On Wed 18-04-18 12:14:29, David Rientjes wrote:
> On Wed, 18 Apr 2018, Michal Hocko wrote:
> > > Since exit_mmap() is done without the protection of mm->mmap_sem, it is
> > > possible for the oom reaper to concurrently operate on an mm until
> > > MMF_OOM_SKIP is set.
> > >
> > > This allows munlock_vma_pages_all() to concurrently run while the oom
> > > reaper is operating on a vma. Since munlock_vma_pages_range() depends on
> > > clearing VM_LOCKED from vm_flags before actually doing the munlock to
> > > determine if any other vmas are locking the same memory, the check for
> > > VM_LOCKED in the oom reaper is racy.
> > >
> > > This is especially noticeable on architectures such as powerpc where
> > > clearing a huge pmd requires serialize_against_pte_lookup().
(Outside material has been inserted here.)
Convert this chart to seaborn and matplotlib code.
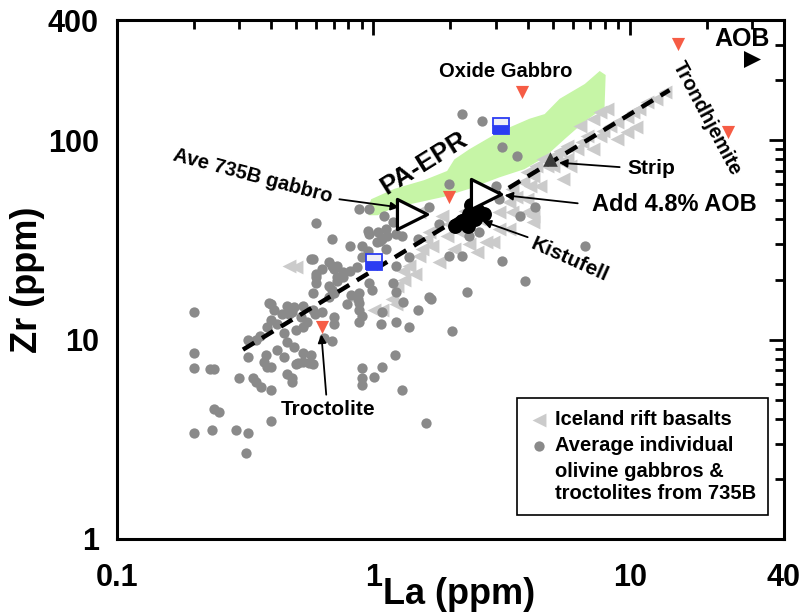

If the pmd
> > > is zapped by the oom reaper during follow_page_mask() after the check for
> > > pmd_none() is bypassed, this ends up deferencing a NULL ptl.
> > >
> > > Fix this by reusing MMF_UNSTABLE to specify that an mm should not be
> > > reaped. This prevents the concurrent munlock_vma_pages_range() and
> > > unmap_page_range(). The oom reaper will simply not operate on an mm that
> > > has the bit set and leave the unmapping to exit_mmap().
> >
> > This will further complicate the protocol and actually theoretically
> > restores the oom lockup issues because the oom reaper doesn't set
> > MMF_OOM_SKIP when racing with exit_mmap so we fully rely that nothing
> > blocks there... So the resulting code is more fragile and tricky.
> >
> exit_mmap() does not block before set_bit(MMF_OOM_SKIP) once it is
> entered.

Not true. munlock_vma_pages_all might take page_lock which can have
unpredictable dependences. This is the reason why we are ruling out
mlocked VMAs in the first place when reaping the address space.

> > Can we try a simpler way and get back to what I was suggesting before
> > [1] and simply not play tricks with
> > down_write(&mm->mmap_sem);
> > up_write(&mm->mmap_sem);
> >
> > and use the write lock in exit_mmap for oom_victims?
> >
> > Andrea wanted to make this more clever but this is the second fallout
> > which could have been prevented. The patch would be smaller and the
> > locking protocol easier
> >
> > [1]
> >
> exit_mmap() doesn't need to protect munlock, unmap, or freeing pgtables
> with mm->mmap_sem; the issue is that you need to start holding it in this
> case before munlock and then until at least the end of free_pgtables().
> Anything in between also needlessly holds it so could introduce weird
> lockdep issues that only trigger for oom victims, i.e. they could be very
> rare on some configs. I don't necessarily like holding a mutex over
> functions where it's actually not needed, not only as a general principle
> but also because the oom reaper can now infer that reaping isn't possible
> just because it can't do down_read() and isn't aware the thread is
> actually in exit_mmap() needlessly holding it.

While you are correct, strictly speaking, because unmap_vmas can race
with the oom reaper. With the lock held during the whole operation we
can indeed trigger back off in the oom_repaer. It will keep retrying but
the tear down can take quite some time. This is a fair argument. On the
other hand your lock protocol introduces the MMF_OOM_SKIP problem I've
mentioned above and that really worries me. The primary objective of the
reaper is to guarantee a forward progress without relying on any
externalities. We might kill another OOM victim but that is safer than
lock up.


> The patch is simply using MMF_UNSTABLE rather than MMF_OOM_SKIP to
> serialize exit_mmap() with the oom reaper and doing it before anything
> interesting in exit_mmap() because without it the munlock can trivially
> race with unmap_page_range() and cause a NULL pointer or #GP on a pmd or
> pte. The way Andrea implemented it is fine, we simply have revealed a
> race between munlock_vma_pages_all() and unmap_page_range() that needs it
> to do set_bit(); down_write(); up_write(); earlier.

The current protocol has proven to be error prone so I really believe we
should back off and turn it into something much simpler and build on top
of that if needed.

So do you see any _technical_ reasons why not do [1] and have a simpler
protocol easily backportable to stable trees?